Saint Peter, at the house of the Roman centurion Cornelius, recounts what has happened all over Judea concerning Jesus. Peter’s sermon describes the good deeds of Jesus, who was anointed with the Holy Spirit. But, they put him to death by hanging him on a tree. After God raised him from the dead, Jesus appeared to his disciples and commissioned them to preach the Gospel. This is what Peter is doing for Cornelius’ household. We learn in subsequent verses that their response to Peter’s words is to accept the faith and be baptized.
Saint Paul tells the Corinthians that Christ is our Paschal Lamb who has been sacrificed for us. This imagery, reminiscent of the first Passover, indicates that the shedding of Jesus’ blood has redeemed us. In light of this, Paul calls us to live in newness of life, putting aside our old ways and embracing the unleavened bread of sincerity and truth.

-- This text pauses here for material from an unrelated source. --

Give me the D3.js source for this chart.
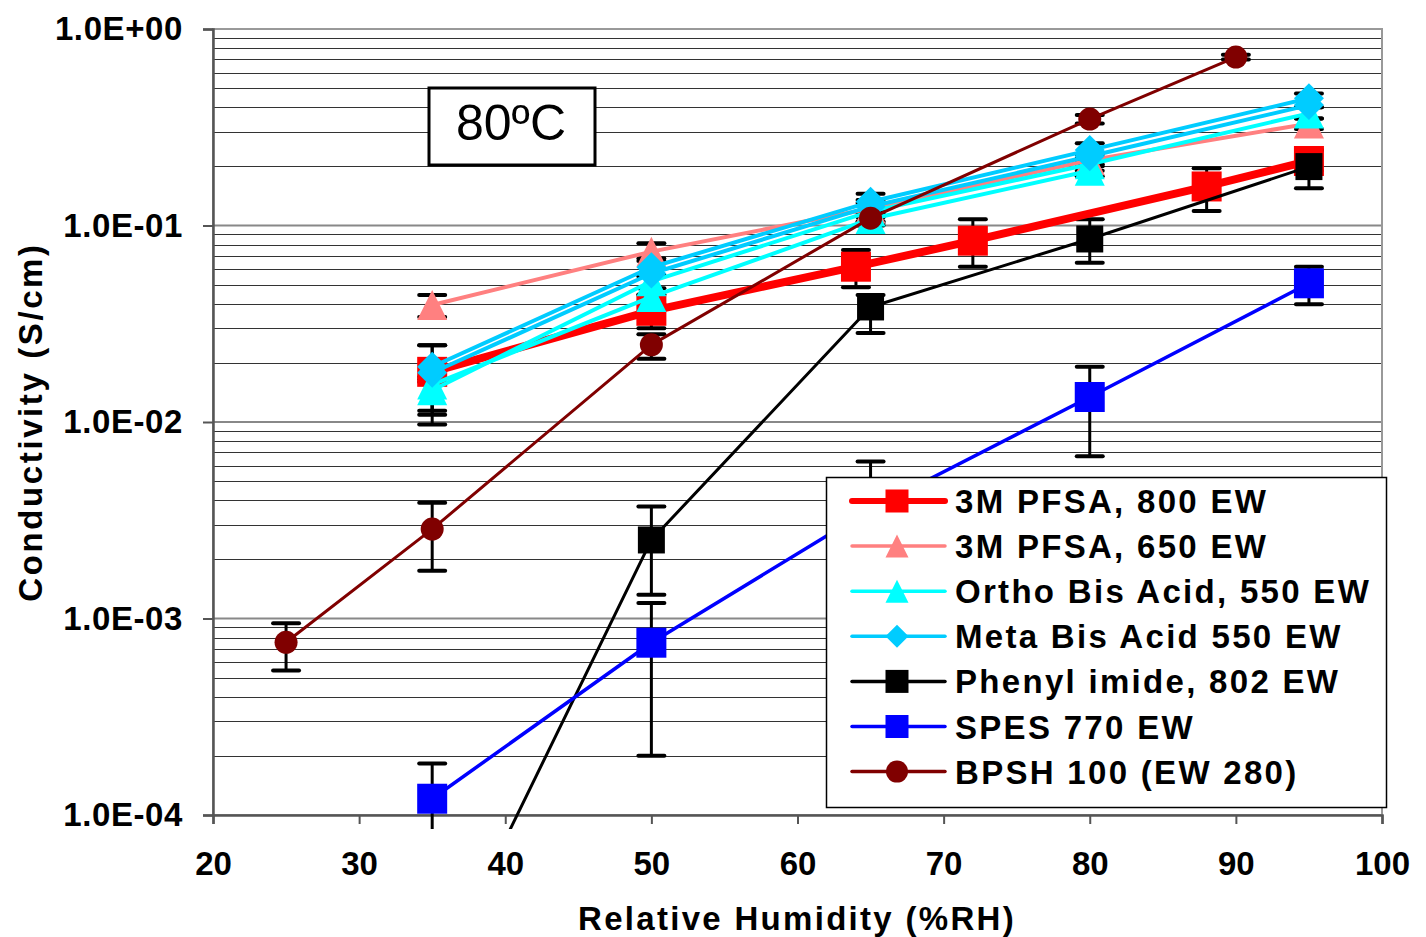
<!DOCTYPE html>
<html>
<head>
<meta charset="utf-8">
<script src="https://cdn.jsdelivr.net/npm/d3@7"></script>
<style>
  body { margin: 0; background: #fff; }
  svg text { font-family: "Liberation Sans", Arial, sans-serif; }
</style>
</head>
<body>
<svg id="chart" width="1426" height="937"></svg>
<script>
// ---- data ----
var rh800 = [35, 50, 64, 72, 88, 95];
var pfsa800 = [0.0180, 0.0368, 0.0617, 0.0837, 0.158, 0.213];
var pfsa800Lo = [0.0097, 0.030, 0.0485, 0.0617, 0.1185, 0.19];
var pfsa800Hi = [0.0246, 0.0443, 0.075, 0.1075, 0.1954, 0.242];

var rh = [35, 50, 65, 80, 95];
var pfsa650 = [0.0394, 0.0736, 0.122, 0.215, 0.33];
var pfsa650Lo = [0.0342, 0.066, 0.11, 0.2, 0.31];
var pfsa650Hi = [0.0443, 0.0812, 0.135, 0.23, 0.35];

var orthoA = [0.0145, 0.052, 0.118, 0.205, 0.372];
var orthoALo = [0.0114, 0.0445, 0.105, 0.19, 0.35];
var orthoAHi = [0.016, 0.056, 0.13, 0.22, 0.40];
var rhOrthoB = [35, 50, 65, 80];
var orthoB = [0.0155, 0.0433, 0.108, 0.19];
var orthoBLo = [0.0109, 0.040, 0.10, 0.178];
var orthoBHi = [0.017, 0.048, 0.118, 0.205];

var metaA = [0.0191, 0.0613, 0.132, 0.242, 0.444];
var metaALo = [0.0165, 0.055, 0.118, 0.215, 0.40];
var metaAHi = [0.0246, 0.068, 0.145, 0.262, 0.47];
var metaB = [0.0178, 0.057, 0.125, 0.225, 0.41];

var phenyl = [0.000013, 0.00251, 0.0385, 0.0854, 0.1994];
var phenylLo = [null, 0.00132, 0.0284, 0.0647, 0.1546];
var phenylHi = [null, 0.00371, 0.0443, 0.1075, 0.242];

var spes = [0.000121, 0.000753, 0.0036, 0.0134, 0.0508];
var spesLo = [0.00005, 0.0002, 0.002, 0.0067, 0.0397];
var spesHi = [0.000183, 0.0012, 0.0063, 0.0191, 0.0617];

var rhBpsh = [25, 35, 50, 65, 80, 90];
var bpsh = [0.000757, 0.00285, 0.0247, 0.109, 0.348, 0.72];
var bpshLo = [0.000543, 0.00175, 0.021, 0.103, 0.33, 0.70];
var bpshHi = [0.000945, 0.00388, 0.028, 0.115, 0.365, 0.74];

var xTicks = [20, 30, 40, 50, 60, 70, 80, 90, 100];
var yTicks = [1e-4, 1e-3, 1e-2, 1e-1, 1];
var yTickLabels = ["1.0E-04", "1.0E-03", "1.0E-02", "1.0E-01", "1.0E+00"];

// series: label (null = not in legend), x, y, err, style
var series = [
  {label: "3M PFSA, 800 EW", x: rh800, y: pfsa800, lo: pfsa800Lo, hi: pfsa800Hi, color: "#ff0000", width: 8, marker: "square", size: 30},
  {label: "3M PFSA, 650 EW", x: rh, y: pfsa650, lo: pfsa650Lo, hi: pfsa650Hi, color: "#ff8080", width: 4, marker: "triangle", size: 30},
  {label: "Ortho Bis Acid, 550 EW", x: rh, y: orthoA, lo: orthoALo, hi: orthoAHi, color: "#00ffff", width: 4, marker: "triangle", size: 30},
  {label: null, x: rhOrthoB, y: orthoB, lo: orthoBLo, hi: orthoBHi, color: "#00ffff", width: 4, marker: "triangle", size: 30},
  {label: null, x: rh, y: metaB, lo: null, hi: null, color: "#00ccff", width: 4, marker: "diamond", size: 30},
  {label: "Meta Bis Acid 550 EW", x: rh, y: metaA, lo: metaALo, hi: metaAHi, color: "#00ccff", width: 4, marker: "diamond", size: 30},
  {label: "Phenyl imide, 802 EW", x: rh, y: phenyl, lo: phenylLo, hi: phenylHi, color: "#000000", width: 3, marker: "square", size: 27},
  {label: "SPES 770 EW", x: rh, y: spes, lo: spesLo, hi: spesHi, color: "#0000ff", width: 3.5, marker: "square", size: 30},
  {label: "BPSH 100 (EW 280)", x: rhBpsh, y: bpsh, lo: bpshLo, hi: bpshHi, color: "#800000", width: 3, marker: "circle", size: 23}
];

var plot = {left: 213, right: 1382, top: 29, bottom: 815};

var svg = d3.select("#chart");
var x = d3.scaleLinear().domain([20, 100]).range([plot.left, plot.right]);
var y = d3.scaleLog().domain([1e-4, 1]).range([plot.bottom, plot.top]);

// clip: Excel lets lines run a little below the axis
svg.append("clipPath").attr("id", "clip")
  .append("rect")
  .attr("x", plot.left).attr("y", plot.top)
  .attr("width", plot.right - plot.left).attr("height", plot.bottom - plot.top + 14);

// ---- gridlines ----
var minor = [];
yTicks.slice(0, 4).forEach(function (d) {
  for (var k = 2; k <= 9; k++) minor.push(d * k);
});
svg.append("g").selectAll("line.minor").data(minor).enter().append("line")
  .attr("x1", plot.left).attr("x2", plot.right)
  .attr("y1", function (d) { return Math.round(y(d)) + 0.5; })
  .attr("y2", function (d) { return Math.round(y(d)) + 0.5; })
  .attr("stroke", "#333").attr("stroke-width", 1);
svg.append("g").selectAll("line.major").data(yTicks).enter().append("line")
  .attr("x1", plot.left).attr("x2", plot.right)
  .attr("y1", function (d) { return y(d); })
  .attr("y2", function (d) { return y(d); })
  .attr("stroke", "#888").attr("stroke-width", 2);

// frame (top and right in gray)
svg.append("rect")
  .attr("x", plot.left).attr("y", plot.top)
  .attr("width", plot.right - plot.left).attr("height", plot.bottom - plot.top)
  .attr("fill", "none").attr("stroke", "#999").attr("stroke-width", 2);

// ---- axes ----
var xAxis = d3.axisBottom(x).tickValues(xTicks).tickSize(9).tickFormat(d3.format("d"));
var gx = svg.append("g").attr("transform", "translate(0," + plot.bottom + ")").call(xAxis);
gx.select(".domain").attr("stroke", "#555").attr("stroke-width", 2.5);
gx.selectAll(".tick line").attr("stroke", "#555").attr("stroke-width", 2);
gx.selectAll(".tick text")
  .attr("y", 37).attr("dy", "0.71em")
  .attr("font-size", 33).attr("font-weight", "bold").attr("fill", "#000")
  .style("font-family", "Liberation Sans, Arial, sans-serif");

var yAxis = d3.axisLeft(y).tickValues(yTicks).tickSize(10)
  .tickFormat(function (d, i) { return yTickLabels[i]; });
var gy = svg.append("g").attr("transform", "translate(" + plot.left + ",0)").call(yAxis);
gy.select(".domain").attr("stroke", "#555").attr("stroke-width", 2.5);
gy.selectAll(".tick line").attr("stroke", "#555").attr("stroke-width", 2);
gy.selectAll(".tick text")
  .attr("x", -30)
  .attr("font-size", 33).attr("font-weight", "bold").attr("fill", "#000")
  .style("letter-spacing", "0.6px")
  .style("font-family", "Liberation Sans, Arial, sans-serif");

// axis titles
svg.append("text")
  .attr("x", 797).attr("y", 930)
  .attr("text-anchor", "middle").attr("font-size", 33).attr("font-weight", "bold")
  .style("letter-spacing", "2.3px")
  .text("Relative Humidity (%RH)");
svg.append("text")
  .attr("transform", "translate(42,422) rotate(-90)")
  .attr("text-anchor", "middle").attr("font-size", 33).attr("font-weight", "bold")
  .style("letter-spacing", "2.6px")
  .text("Conductivity (S/cm)");

// ---- marker shapes ----
function markerPath(type, s) {
  var h = s / 2;
  if (type === "square") return "M" + (-h) + "," + (-h) + "h" + s + "v" + s + "h" + (-s) + "Z";
  if (type === "triangle") return "M0," + (-h) + "L" + h + "," + h + "L" + (-h) + "," + h + "Z";
  if (type === "diamond") return "M0," + (-h) + "L" + h + ",0L0," + h + "L" + (-h) + ",0Z";
  return d3.arc()({innerRadius: 0, outerRadius: h, startAngle: 0, endAngle: 2 * Math.PI});
}

var plotG = svg.append("g").attr("clip-path", "url(#clip)");

// ---- error bars (drawn below the series) ----
var errG = plotG.append("g");
series.forEach(function (s) {
  if (!s.lo) return;
  s.x.forEach(function (xv, i) {
    if (s.lo[i] == null) return;
    var cx = x(xv), y1 = y(s.hi[i]), y0 = y(s.lo[i]);
    errG.append("line").attr("x1", cx).attr("x2", cx).attr("y1", y1).attr("y2", y0)
      .attr("stroke", "#000").attr("stroke-width", 3);
    [y1, y0].forEach(function (yy) {
      errG.append("line").attr("x1", cx - 13).attr("x2", cx + 13).attr("y1", yy).attr("y2", yy)
        .attr("stroke", "#000").attr("stroke-width", 4).attr("stroke-linecap", "round");
    });
  });
});

// ---- lines and markers ----
var line = d3.line()
  .x(function (d) { return x(d[0]); })
  .y(function (d) { return y(d[1]); });

series.forEach(function (s) {
  var pts = s.x.map(function (xv, i) { return [xv, s.y[i]]; });
  var g = plotG.append("g");
  g.append("path").datum(pts).attr("d", line)
    .attr("fill", "none").attr("stroke", s.color).attr("stroke-width", s.width)
    .attr("stroke-linejoin", "round");
  g.selectAll("path.mk").data(pts.filter(function (p) { return p[1] >= 1e-4; })).enter()
    .append("path").attr("class", "mk")
    .attr("d", markerPath(s.marker, s.size))
    .attr("transform", function (d) { return "translate(" + x(d[0]) + "," + y(d[1]) + ")"; })
    .attr("fill", s.color);
});

// ---- temperature label ----
svg.append("rect").attr("x", 429).attr("y", 88).attr("width", 166).attr("height", 77)
  .attr("fill", "#fff").attr("stroke", "#000").attr("stroke-width", 3);
svg.append("text").attr("x", 511).attr("y", 140).attr("text-anchor", "middle")
  .attr("font-size", 50).text("80ºC");

// ---- legend ----
var legendItems = series.filter(function (s) { return s.label; });
var lg = svg.append("g");
lg.append("rect").attr("x", 826.5).attr("y", 477.5).attr("width", 560).attr("height", 330)
  .attr("fill", "#fff").attr("stroke", "#000").attr("stroke-width", 1.5);
legendItems.forEach(function (s, i) {
  var yy = 501 + i * 45.1;
  lg.append("line").attr("x1", 852).attr("x2", 945).attr("y1", yy).attr("y2", yy)
    .attr("stroke", s.color).attr("stroke-width", i === 0 ? 6 : 3.5)
    .attr("stroke-linecap", "round");
  lg.append("path").attr("d", markerPath(s.marker, s.marker === "circle" ? 22 : 23))
    .attr("transform", "translate(897," + yy + ")").attr("fill", s.color);
  lg.append("text").attr("x", 955).attr("y", yy + 12)
    .attr("font-size", 33).attr("font-weight", "bold")
    .style("letter-spacing", "2.3px")
    .text(s.label);
});
</script>
</body>
</html>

From that first Easter moment, the Church began to grow. This is the core belief of our Christian faith: It is the risen Lord who gathers us together around his table to listen to the sacred stories about our faith, and then he gives himself to us in the form of bread and wine, as he did with his disciples on the night before he died. We share in the life of the risen Christ now, as Cornelius and his family did; as Paul and the Corinthians did; and, until Christ comes again, as our children will. God be praised for this gift of salvation to the world.
With all the excitement behind me, I am taking an overnight to spend some time with my brother in New Hampshire. It is always good to spend some time with family. The weather looks good for this week, so it should be a good trip.
Let us remember that Easter is not a day but a season and we should observe it as such. May we bring our song of Alleluia, He is risen to all in our lives.